— Start of DATASET EXTRACT —

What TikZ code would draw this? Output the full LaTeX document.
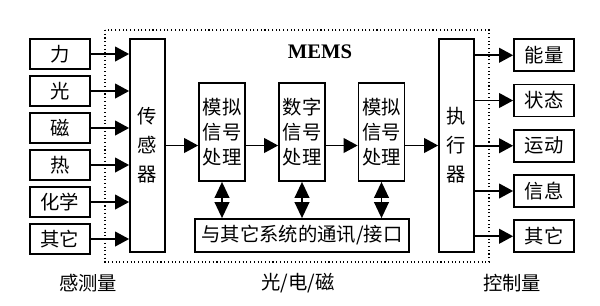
\documentclass[tikz,border=0pt]{standalone}
\usepackage{fontspec}
\setmainfont{Liberation Serif}
\newfontfamily\cjk{Noto Sans CJK SC}
\usetikzlibrary{arrows.meta}

\begin{document}
\begin{tikzpicture}[x=0.75pt, y=-0.75pt,
        box/.style={draw, line width=1.3pt, inner sep=0pt, font=\cjk\fontsize{14.5}{18.75}\selectfont, align=center},
        inbox/.style={box, minimum width=45pt, minimum height=22.5pt},
        outbox/.style={box, minimum width=45pt, minimum height=24pt},
        tallbox/.style={box, minimum width=26.25pt, minimum height=159.75pt, font=\cjk\fontsize{14.5}{21.75}\selectfont},
        procbox/.style={box, minimum width=34.5pt, minimum height=73.5pt},
        flow/.style={line width=1.3pt, -{Triangle[length=10.5pt, width=11pt]}},
        both/.style={line width=1.3pt, {Triangle[length=12pt, width=11pt]}-{Triangle[length=12pt, width=11pt]}},
        caption/.style={font=\cjk\fontsize{14.5}{17}\selectfont}]
    \useasboundingbox (0,0) rectangle (600,305);
    % MEMS frame
    \draw[dotted, line width=0.8pt] (105,30) rectangle (489,262);
    \node[font=\bfseries\fontsize{15.5}{18}\selectfont] (mems) at (320,52) {MEMS};
    % main chain
    \node[tallbox] (sensor) at (147.5,145.5) {传\\感\\器};
    \node[procbox] (ana1) at (222,132) {模拟\\信号\\处理};
    \node[procbox] (digi) at (302,132) {数字\\信号\\处理};
    \node[procbox] (ana2) at (381.5,132) {模拟\\信号\\处理};
    \node[tallbox] (actor) at (456.5,145.5) {执\\行\\器};
    \node[box, minimum width=160.5pt, minimum height=24.75pt] (comm) at (302,235.5) {与其它系统的通讯/接口};
    \draw[flow] (sensor.east) -- (sensor.east -| ana1.west);
    \draw[flow] (ana1.east |- sensor.east) -- (sensor.east -| digi.west);
    \draw[flow] (digi.east |- sensor.east) -- (sensor.east -| ana2.west);
    \draw[flow] (ana2.east |- sensor.east) -- (sensor.east -| actor.west);
    \foreach \p in {ana1, digi, ana2}
        \draw[both] (\p.south) -- (\p.south |- comm.north);
    % inputs
    \foreach \t [count=\i] in {力, 光, 磁, 热, 化学, 其它} {
        \node[inbox] (in\i) at (60,{17+37*\i}) {\t};
        \draw[flow] (in\i.east) -- (in\i.east -| sensor.west);
    }
    % outputs
    \foreach \t [count=\i] in {能量, 状态, 运动, 信息, 其它} {
        \node[outbox] (out\i) at (544,{10+45.25*\i}) {\t};
        \draw[flow] (out\i.west -| actor.east) -- (out\i.west);
    }
    % captions
    \node[caption] (sense) at (88,283) {感测量};
    \node[caption] (media) at (298,283) {光/电/磁};
    \node[caption] (ctrl) at (512,283) {控制量};
\end{tikzpicture}
\end{document}
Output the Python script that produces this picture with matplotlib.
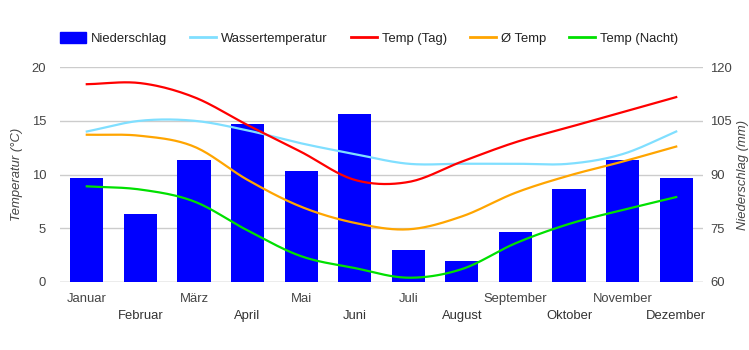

— End of DATASET EXTRACT —

_WHAT IS REQUIRED:_
Write out the whole listing exactly, and drop the pictures.

_ANSWER TO THE EXERCISE:_
What TikZ code would draw this? Output the full LaTeX document.
\documentclass[tikz,border=0pt]{standalone}
\usepackage{fontspec}
\setmainfont{Liberation Serif}
\newfontfamily\cjk{Noto Sans CJK SC}
\usetikzlibrary{arrows.meta}

\begin{document}
\begin{tikzpicture}[x=0.75pt, y=-0.75pt,
        box/.style={draw, line width=1.3pt, inner sep=0pt, font=\cjk\fontsize{14.5}{18.75}\selectfont, align=center},
        inbox/.style={box, minimum width=45pt, minimum height=22.5pt},
        outbox/.style={box, minimum width=45pt, minimum height=24pt},
        tallbox/.style={box, minimum width=26.25pt, minimum height=159.75pt, font=\cjk\fontsize{14.5}{21.75}\selectfont},
        procbox/.style={box, minimum width=34.5pt, minimum height=73.5pt},
        flow/.style={line width=1.3pt, -{Triangle[length=10.5pt, width=11pt]}},
        both/.style={line width=1.3pt, {Triangle[length=12pt, width=11pt]}-{Triangle[length=12pt, width=11pt]}},
        caption/.style={font=\cjk\fontsize{14.5}{17}\selectfont}]
    \useasboundingbox (0,0) rectangle (600,305);
    % MEMS frame
    \draw[dotted, line width=0.8pt] (105,30) rectangle (489,262);
    \node[font=\bfseries\fontsize{15.5}{18}\selectfont] (mems) at (320,52) {MEMS};
    % main chain
    \node[tallbox] (sensor) at (147.5,145.5) {传\\感\\器};
    \node[procbox] (ana1) at (222,132) {模拟\\信号\\处理};
    \node[procbox] (digi) at (302,132) {数字\\信号\\处理};
    \node[procbox] (ana2) at (381.5,132) {模拟\\信号\\处理};
    \node[tallbox] (actor) at (456.5,145.5) {执\\行\\器};
    \node[box, minimum width=160.5pt, minimum height=24.75pt] (comm) at (302,235.5) {与其它系统的通讯/接口};
    \draw[flow] (sensor.east) -- (sensor.east -| ana1.west);
    \draw[flow] (ana1.east |- sensor.east) -- (sensor.east -| digi.west);
    \draw[flow] (digi.east |- sensor.east) -- (sensor.east -| ana2.west);
    \draw[flow] (ana2.east |- sensor.east) -- (sensor.east -| actor.west);
    \foreach \p in {ana1, digi, ana2}
        \draw[both] (\p.south) -- (\p.south |- comm.north);
    % inputs
    \foreach \t [count=\i] in {力, 光, 磁, 热, 化学, 其它} {
        \node[inbox] (in\i) at (60,{17+37*\i}) {\t};
        \draw[flow] (in\i.east) -- (in\i.east -| sensor.west);
    }
    % outputs
    \foreach \t [count=\i] in {能量, 状态, 运动, 信息, 其它} {
        \node[outbox] (out\i) at (544,{10+45.25*\i}) {\t};
        \draw[flow] (out\i.west -| actor.east) -- (out\i.west);
    }
    % captions
    \node[caption] (sense) at (88,283) {感测量};
    \node[caption] (media) at (298,283) {光/电/磁};
    \node[caption] (ctrl) at (512,283) {控制量};
\end{tikzpicture}
\end{document}
Output the Python script that produces this picture with matplotlib.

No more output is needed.